Originally posted by: .vishrutha.
Wonderful update mansi!
Very nice start!
The Kabir-Adheer convo in the start, Adheer trying to convince a tired Kabir to come with him to the club and his monologue on how determined he was to hook up Kabir with someone, gave a nice insight to the friendship they shared.
The club description, the small Adheer-Ananya moment, the flashback of how Kabir got them together, him teasing Adheer by kissing Ananya's cheek were lovely moments!

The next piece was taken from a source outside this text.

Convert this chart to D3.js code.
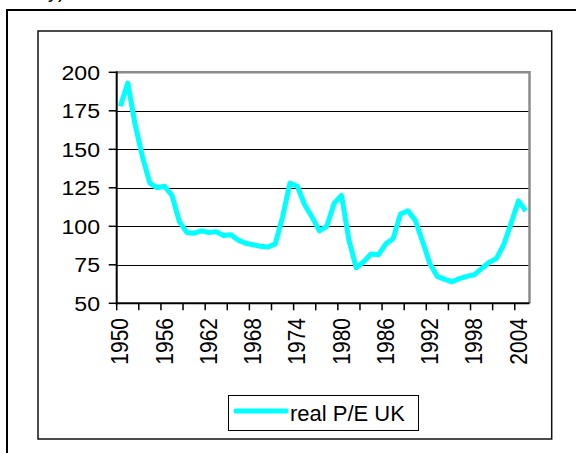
<!DOCTYPE html>
<meta charset="utf-8">
<script src="https://cdn.jsdelivr.net/npm/d3@7"></script>
<style>
body { margin: 0; background: #fff; }
text {
  font-family: Arial, "Liberation Sans", sans-serif;
  fill: #000;
}
.grid line { stroke: #000; stroke-width: 1px; shape-rendering: crispEdges; }
path.pe {
  fill: none;
  stroke: #00ffff;
  stroke-width: 5px;
  stroke-linejoin: round;
}
</style>
<body>
<script>

// categories (years) and the real P/E series
var years = [1950, 1951, 1952, 1953, 1954, 1955, 1956, 1957, 1958, 1959,
             1960, 1961, 1962, 1963, 1964, 1965, 1966, 1967, 1968, 1969,
             1970, 1971, 1972, 1973, 1974, 1975, 1976, 1977, 1978, 1979,
             1980, 1981, 1982, 1983, 1984, 1985, 1986, 1987, 1988, 1989,
             1990, 1991, 1992, 1993, 1994, 1995, 1996, 1997, 1998, 1999,
             2000, 2001, 2002, 2003, 2004, 2005];

var peUK = [178, 193, 166, 145, 128, 125, 126, 120, 103, 96,
            95.5, 97, 96, 96.5, 94, 94.5, 91, 89, 88, 87,
            86.5, 88.5, 106, 128, 126, 114, 106, 97, 100, 115,
            120, 91, 73, 77, 82, 81.5, 88.5, 92, 108, 110,
            104, 90, 75.5, 67.5, 65.5, 64, 66, 67.5, 68.5, 72.5,
            76.5, 79, 88, 102, 116.5, 110];

var yTicks = [50, 75, 100, 125, 150, 175, 200];
var xLabels = [1950, 1956, 1962, 1968, 1974, 1980, 1986, 1992, 1998, 2004];
var seriesName = "real P/E UK";

var width = 576,
    height = 453;

var svg = d3.select("body").append("svg")
    .attr("width", width)
    .attr("height", height);

// frames
svg.append("rect")
    .attr("x", 7).attr("y", 10)
    .attr("width", 620).attr("height", 500)
    .attr("fill", "none").attr("stroke", "#000").attr("stroke-width", 2);

svg.append("rect")
    .attr("x", 38).attr("y", 31)
    .attr("width", 513.7).attr("height", 408)
    .attr("fill", "none").attr("stroke", "#111").attr("stroke-width", 1.5);

// bit of text cut off at the top
svg.append("text")
    .attr("x", 48).attr("y", -2)
    .style("font-size", "20px")
    .text("y)");

var plotL = 116.7, plotR = 529.5, plotT = 72.3, plotB = 303.3;

var x = d3.scaleBand()
    .domain(years)
    .range([plotL, plotR])
    .padding(0);

var y = d3.scaleLinear()
    .domain([50, 200])
    .range([plotB, plotT]);

var bw = x.bandwidth();

// gridlines
svg.append("g").attr("class", "grid")
  .selectAll("line")
    .data(yTicks.filter(function(v) { return v > 50 && v < 200; }))
    .enter().append("line")
    .attr("x1", plotL).attr("x2", plotR)
    .attr("y1", function(d) { return Math.round(y(d)) + 0.5; })
    .attr("y2", function(d) { return Math.round(y(d)) + 0.5; });

// plot area border (grey top + right)
svg.append("path")
    .attr("d", "M" + plotL + "," + plotT + "H" + plotR + "V" + plotB)
    .attr("fill", "none")
    .attr("stroke", "#8c8c8c")
    .attr("stroke-width", 2.5);

// y axis
svg.append("line")
    .attr("x1", plotL).attr("x2", plotL)
    .attr("y1", plotT - 1).attr("y2", plotB + 1)
    .attr("stroke", "#000").attr("stroke-width", 2);

svg.append("g")
  .selectAll("line")
    .data(yTicks)
    .enter().append("line")
    .attr("x1", plotL - 8).attr("x2", plotL)
    .attr("y1", function(d) { return y(d); })
    .attr("y2", function(d) { return y(d); })
    .attr("stroke", "#000").attr("stroke-width", 1.5);

// labels in the picture are a little wider than plain Arial
svg.append("g")
  .selectAll("text")
    .data(yTicks)
    .enter().append("text")
    .attr("transform", function(d) {
        return "translate(100," + y(d) + ") scale(1.1,1)";
    })
    .attr("dy", "0.35em")
    .attr("text-anchor", "end")
    .style("font-size", "21px")
    .text(function(d) { return d; });

// x axis
svg.append("line")
    .attr("x1", plotL - 1).attr("x2", plotR)
    .attr("y1", plotB).attr("y2", plotB)
    .attr("stroke", "#000").attr("stroke-width", 2);

svg.append("g")
  .selectAll("line")
    .data(years.filter(function(d) { return (d - years[0]) % 3 == 0; }))
    .enter().append("line")
    .attr("x1", function(d) { return x(d); })
    .attr("x2", function(d) { return x(d); })
    .attr("y1", plotB).attr("y2", plotB + 7)
    .attr("stroke", "#000").attr("stroke-width", 1.5);

svg.append("g")
  .selectAll("text")
    .data(xLabels)
    .enter().append("text")
    .attr("transform", function(d) {
        return "translate(" + (x(d) + bw / 2) + "," + 318 + ") rotate(-90) scale(1,1.1)";
    })
    .attr("dy", "0.35em")
    .attr("text-anchor", "end")
    .style("font-size", "21px")
    .text(function(d) { return d; });

// the series
var line = d3.line()
    .x(function(d, i) { return x(years[i]) + bw / 2; })
    .y(function(d) { return y(d); });

svg.append("path")
    .datum(peUK)
    .attr("class", "pe")
    .attr("d", line);

// legend
var legend = svg.append("g");

legend.append("rect")
    .attr("x", 228.5).attr("y", 395.5)
    .attr("width", 190).attr("height", 35)
    .attr("fill", "#fff").attr("stroke", "#000").attr("stroke-width", 1);

legend.append("line")
    .attr("x1", 236).attr("x2", 286)
    .attr("y1", 411).attr("y2", 411)
    .attr("stroke", "#00ffff").attr("stroke-width", 5)
    .attr("stroke-linecap", "round");

legend.append("text")
    .attr("x", 290).attr("y", 421)
    .style("font-size", "22px")
    .text(seriesName);

</script>
</body>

The description of the tlc that Kabir craved for was written so amazingly well by you!❤️
Kabir's reaction on hearing Maria's name, their convo that followed were well written.👍🏼
Glad that Kabir cleared it to her that he does not reciprocate her feelings and even more glad that she left it at that and did not force herself on him!😆
Liked the suspense you created about that mysterious boy, for whom Kabir is so worried, in the next scene.
Kabir first smacking Adheer for bringing him to the club and then blaming himself for the boy's condition was sad!😔. Again, a well written scene!
Kabir's panic stricken state while driving back to the hospital and he trying to calm himself down, him seeing a badly injured person in the middle of the road, his realisation that its a girl and he admiring her beauty despite her injured face, then chiding himself on getting lost in her instead of rushing her to the hospital, him taking her to the hospital and then calling the docs to the OT were wonderful moments! 👏The best part was how you showed that he did this all mechanically! It showed that instant connect he felt with this stranger!
The next Kabir-sister Angela scene was good too. Liked how you showed that slight shock in sister Angela when Kabir asked her to look after the girl in the OT!👍🏼
Waiting to know about that boy and Kabir's past!
Also, hoping the girl will be alright as we know who it is.